E’ quasi incredibile ciò che accade al liceo Albertelli di Roma, dove il Consiglio di Istituto boccia due progetti “Scuola 4.0” del Pnrr rinunciando di fatto ad un finanziamento di circa 300mila euro.
Il 4 maggio scorso il dirigente scolastico presenta al Consiglio d’Istituto due progetti (“datati 24 e 25/02/2023 ma portati a conoscenza dei consiglieri di istituto solo il 28/04/202+3 – dicono due genitori – senza essere stati sottoposti né al collegio dei docenti e neppure alla competente commissione nominata dallo stesso collegio”). I progetti sono stati respinti con 7 voti contrari (4 docenti, 1 studente, 2 genitori), 2 favorevoli (dirigente scolastico e 1 genitore) e 4 astenuti (3 studenti, 1 personale ATA).
Le motivazioni
I due genitori che hanno bocciato la proposta spiegano così la loro decisione: “I finanziamenti europei del PNRR non hanno l’obiettivo di prendersi carico delle necessità impellenti della scuola italiana e risolverne i problemi storici: l’abbandono elevato, le carenze edilizie, l’assenza di manutenzione e sicurezza, le classi sovraffollate, la precarietà permanente di docenti e personale ATA, la mancanza di spazi idonei per la didattica ordinaria, ecc. restano inevasi, anzi si aggravano poiché le risorse vengono destinate unicamente alla nuova tumultuosa emergenza innovazionista”.
Ma i genitori entrano anche nel merito e osservano che i due progetti – centrati sulla acquisizione di conoscenze e competenze di natura “digitale” non hanno nulla a che vedere “con gli obiettivi di un liceo, cioè insegnare a tradurre dal greco, a comprendere la storia e la fisica, avere una capacità critica e un metodo di studio”. I genitori sottolineano che il liceo Albertelli è già dotato di 41 smart TV, 7 proiettori, 49 PC Notebook, 41 PC Desktop e risulta quindi “irrazionale ed antieconomico sobbarcarsi collettivamente un debito di circa 150.000 euro per ulteriori attrezzature multimediali che hanno una vita media brevissima e che quindi acuiscono, anziché arginarla, la percezione di vivere in un mondo effimero”
Una questione di metodo
“L’apprendimento – aggiungono – è un fatto collettivo; se viene meno la classe, viene meno il lavoro per ‘andare avanti insieme’ grazie alle, diversità. Crediamo che il miglioramento della didattica passi per ben altre vie e che l’attenzione spasmodica alla digitalizzazione significhi da un lato la riduzione tout court dell’importanza delle discipline umanistiche, della storia e della formazione del pensiero, dall’altra impoverimento e banalizzazione dello studio delle scienze, che rischia di ridursi ad un insieme precetti”.

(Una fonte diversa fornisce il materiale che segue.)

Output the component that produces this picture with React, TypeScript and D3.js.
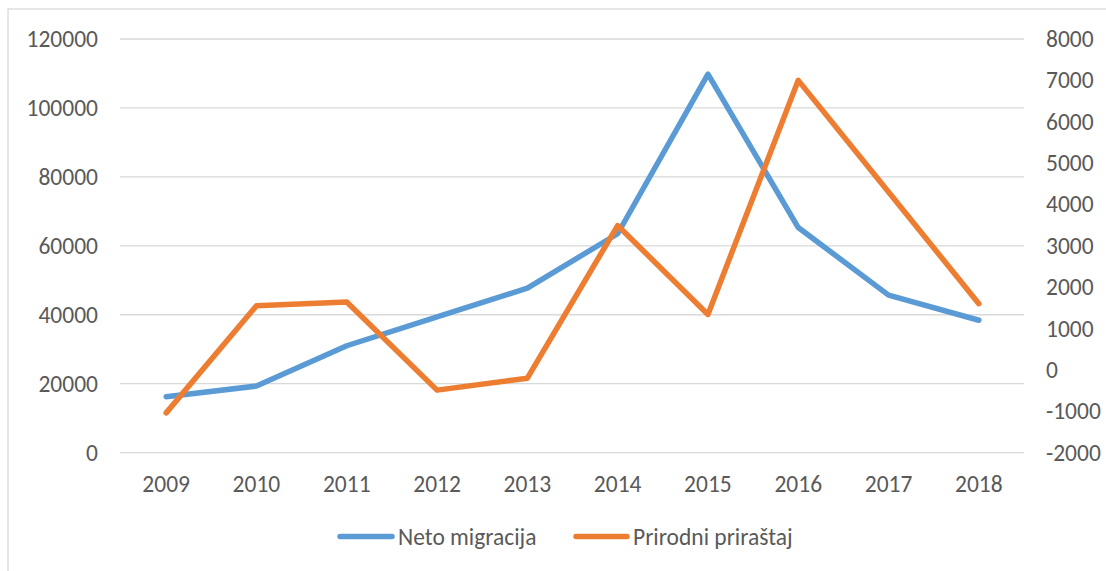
import React from "react";
import * as d3 from "d3";

const years = ["2009", "2010", "2011", "2012", "2013", "2014", "2015", "2016", "2017", "2018"];
const netoMigracija = [16200, 19300, 31000, 39400, 47700, 63500, 109800, 65300, 45700, 38400];
const prirodniPrirastaj = [-1040, 1550, 1640, -490, -200, 3490, 1340, 7000, 4300, 1600];
const leftTicks = [0, 20000, 40000, 60000, 80000, 100000, 120000];
const rightTicks = [-2000, -1000, 0, 1000, 2000, 3000, 4000, 5000, 6000, 7000, 8000];

const W = 1106;
const H = 571;
const BLUE = "#5B9BD5";
const ORANGE = "#ED7D31";
const GRID = "#D9D9D9";
const TEXT = "#595959";
const FONT = "Carlito, Calibri, Lato, sans-serif";
const FS = 23.5;

export default function App() {
  const x = d3.scalePoint<string>().domain(years).range([121, 1024]).padding(0.5);
  const yL = d3.scaleLinear().domain([0, 120000]).range([452.6, 39]);
  const yR = d3.scaleLinear().domain([-2000, 8000]).range([452.6, 39]);

  const lineL = d3
    .line<number>()
    .x((_, i) => x(years[i]) as number)
    .y((d) => yL(d));
  const lineR = d3
    .line<number>()
    .x((_, i) => x(years[i]) as number)
    .y((d) => yR(d));

  return (
    <svg
      width={W}
      height={H}
      style={{ position: "absolute", left: 0, top: 0, background: "#fff" }}
      fontFamily={FONT}
    >
      <rect x={8} y={9} width={1300} height={700} fill="#fff" stroke={GRID} strokeWidth={1.3} />
      {leftTicks.map((t) => (
        <line key={"g" + t} x1={120} x2={1024} y1={yL(t)} y2={yL(t)} stroke={GRID} strokeWidth={1.3} />
      ))}
      {leftTicks.map((t) => (
        <text key={"l" + t} x={98} y={yL(t)} textAnchor="end" dominantBaseline="central" fontSize={FS} fill={TEXT}>
          {t}
        </text>
      ))}
      {rightTicks.map((t) => (
        <text key={"r" + t} x={1046} y={yR(t)} textAnchor="start" dominantBaseline="central" fontSize={FS} fill={TEXT}>
          {t}
        </text>
      ))}
      {years.map((yr) => (
        <text key={"x" + yr} x={x(yr)} y={484} textAnchor="middle" dominantBaseline="central" fontSize={FS} fill={TEXT}>
          {yr}
        </text>
      ))}
      <path d={lineL(netoMigracija) || ""} fill="none" stroke={BLUE} strokeWidth={5.5} strokeLinejoin="round" strokeLinecap="round" />
      <path d={lineR(prirodniPrirastaj) || ""} fill="none" stroke={ORANGE} strokeWidth={5.5} strokeLinejoin="round" strokeLinecap="round" />
      <g>
        <line x1={340} x2={392} y1={536.5} y2={536.5} stroke={BLUE} strokeWidth={5.5} strokeLinecap="round" />
        <text x={398} y={537} dominantBaseline="central" fontSize={FS} fill={TEXT}>Neto migracija</text>
        <line x1={576} x2={627} y1={536.5} y2={536.5} stroke={ORANGE} strokeWidth={5.5} strokeLinecap="round" />
        <text x={633} y={537} dominantBaseline="central" fontSize={FS} fill={TEXT}>Prirodni priraštaj</text>
      </g>
    </svg>
  );
}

Senza farsi mancare una critica anche di natura politica: “La proposta che abbiamo respinto serve a formare acritici operai del digitale, togliendo tempo e risorse dalle conoscenze fondamentali, e disinvestendo sulla necessità di dare la preparazione necessaria per affrontare gli studi che consentano di comprendere e costruire le tecnologie del futuro e la complessità del mondo”. E senza trascurare di parlare delle possibili conseguenze dell’uso improprio o eccessivo delle nuove tecnologie: si va dai gravi danni fisici (“miopia, obesità, ipertensione, disturbi muscolo-scheletrici, diabete”) e psicologici (“dipendenza, alienazione, depressione, irascibilità, aggressività, insonnia, insoddisfazione, diminuzione dell’empatia”) fino alla “progressiva perdita di facoltà mentali essenziali, le facoltà che per millenni hanno rappresentato quella che sommariamente chiamiamo intelligenza (capacità di concentrazione, memoria, spirito critico, l’adattabilità, la capacità dialettica…).

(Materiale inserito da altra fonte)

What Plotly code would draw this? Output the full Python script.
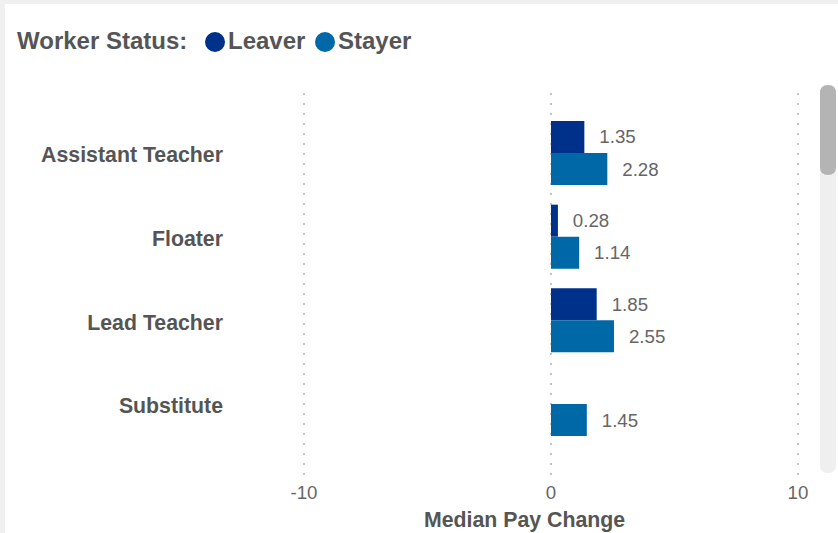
import plotly.graph_objects as go

# ---- data ----
categories = ["Assistant Teacher", "Floater", "Lead Teacher", "Substitute"]
leaver = [1.35, 0.28, 1.85, None]
stayer = [2.28, 1.14, 2.55, 1.45]
x_ticks = [-10, 0, 10]
series_names = ["Leaver", "Stayer"]
series_colors = ["#00318A", "#0068A7"]
legend_title = "Worker Status:"

# ---- layout geometry (pixels) ----
W, H = 838, 533
L, R, T, B = 238, 27, 93, 56
PW, PH = W - L - R, H - T - B
FONT = "Liberation Sans, Arial, sans-serif"
DARK = "#555555"
MID = "#666666"


def px(p):
    return (p - L) / PW


def py(p):
    return (H - B - p) / PH


def rounded_rect(x0, y0, x1, y1, r):
    """pixel coords (top-left origin) -> paper path with rounded corners"""
    rx, ry = r / PW, r / PH
    X0, X1 = px(x0), px(x1)
    Yt, Yb = py(y0), py(y1)
    return (
        f"M {X0 + rx} {Yt} L {X1 - rx} {Yt} Q {X1} {Yt} {X1} {Yt - ry} "
        f"L {X1} {Yb + ry} Q {X1} {Yb} {X1 - rx} {Yb} "
        f"L {X0 + rx} {Yb} Q {X0} {Yb} {X0} {Yb + ry} "
        f"L {X0} {Yt - ry} Q {X0} {Yt} {X0 + rx} {Yt} Z"
    )


fig = go.Figure()
label_tpl = "\u00a0\u00a0\u200a%{x:.2f}"
for name, vals, col in zip(series_names, [leaver, stayer], series_colors):
    fig.add_trace(go.Bar(
        y=categories, x=vals, name=name, orientation="h",
        marker=dict(color=col, line=dict(width=0)),
        texttemplate=label_tpl, textposition="outside",
        textfont=dict(family=FONT, size=18.7, color=MID),
        cliponaxis=False, showlegend=False, hoverinfo="x+y+name",
    ))

shapes = [
    # visual frame shading (top & left)
    dict(type="rect", xref="paper", yref="paper", x0=px(0), x1=px(W), y0=py(0), y1=py(4),
         fillcolor="#f0f0f0", line=dict(width=0), layer="below"),
    dict(type="rect", xref="paper", yref="paper", x0=px(0), x1=px(5), y0=py(0), y1=py(H),
         fillcolor="#f0f0f0", line=dict(width=0), layer="below"),
    # scrollbar track + thumb
    dict(type="path", xref="paper", yref="paper", path=rounded_rect(820, 85, 836, 473, 8),
         fillcolor="#efefef", line=dict(width=0)),
    dict(type="path", xref="paper", yref="paper", path=rounded_rect(820, 85, 836, 175, 8),
         fillcolor="#b4b4b4", line=dict(width=0)),
]

# custom legend (title + circle markers + labels)
annotations = [
    dict(text=legend_title, xref="paper", yref="paper", x=px(15), y=py(41),
         xanchor="left", yanchor="middle", showarrow=False,
         font=dict(family=FONT, size=24, color=DARK, weight="bold")),
]
legend_circle_x = [205, 315]
for name, col, cx in zip(series_names, series_colors, legend_circle_x):
    shapes.append(dict(type="circle", xref="paper", yref="paper",
                       x0=px(cx), x1=px(cx + 20), y0=py(52), y1=py(32),
                       fillcolor=col, line=dict(width=0)))
    annotations.append(dict(text=name, xref="paper", yref="paper", x=px(cx + 21), y=py(41),
                            xanchor="left", yanchor="middle", showarrow=False,
                            font=dict(family=FONT, size=24, color=DARK, weight="bold")))

fig.update_layout(
    width=W, height=H, autosize=False,
    margin=dict(l=L, r=R, t=T, b=B, pad=0, autoexpand=False),
    paper_bgcolor="white", plot_bgcolor="white",
    barmode="group", bargap=0.235, bargroupgap=0,
    font=dict(family=FONT, color=DARK),
    shapes=shapes, annotations=annotations,
    showlegend=False,
    xaxis=dict(
        automargin=False,
        range=[(L - 551) / 24.7, (W - R - 551) / 24.7],
        tickvals=x_ticks, ticktext=[str(v) for v in x_ticks],
        showgrid=True, gridcolor="#c4c4c4", griddash="2px,8px", gridwidth=1.5,
        zeroline=False, showline=False, ticks="",
        tickfont=dict(family=FONT, size=18.7, color=MID),
        ticklabelstandoff=2,
        title=dict(text="Median Pay Change", font=dict(family=FONT, size=21.3, color=DARK, weight="bold"), standoff=10),
        fixedrange=True,
    ),
    yaxis=dict(
        automargin=False,
        categoryorder="array", categoryarray=categories,
        range=[3.872, -0.717],
        showgrid=False, zeroline=False, showline=False, ticks="",
        tickfont=dict(family=FONT, size=21.3, color=DARK, weight="bold"),
        ticklabelstandoff=14, ticklabelshift=-2,
        fixedrange=True,
    ),
)

fig.write_html(
    "out.html",
    config={"responsive": False, "displayModeBar": False},
    post_script="document.body.style.margin='0px';document.body.style.padding='0px';",
)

I due genitori firmatari del comunicato fanno anche sapere che il 18 maggio ci sarà una assemblea aperta all’intera comunità scolastica. Nella polemica intervengono anche gli eredi di Pilo Albertelli, il filosofo e partigiano ucciso dai nazisti il 24 marzo 1944, a cui è intitolata la scuola che invitano l’intera comunità scolastica a utilizzare bene i fondi disponibili per migliorare l’offerta formativa a favore degli studenti.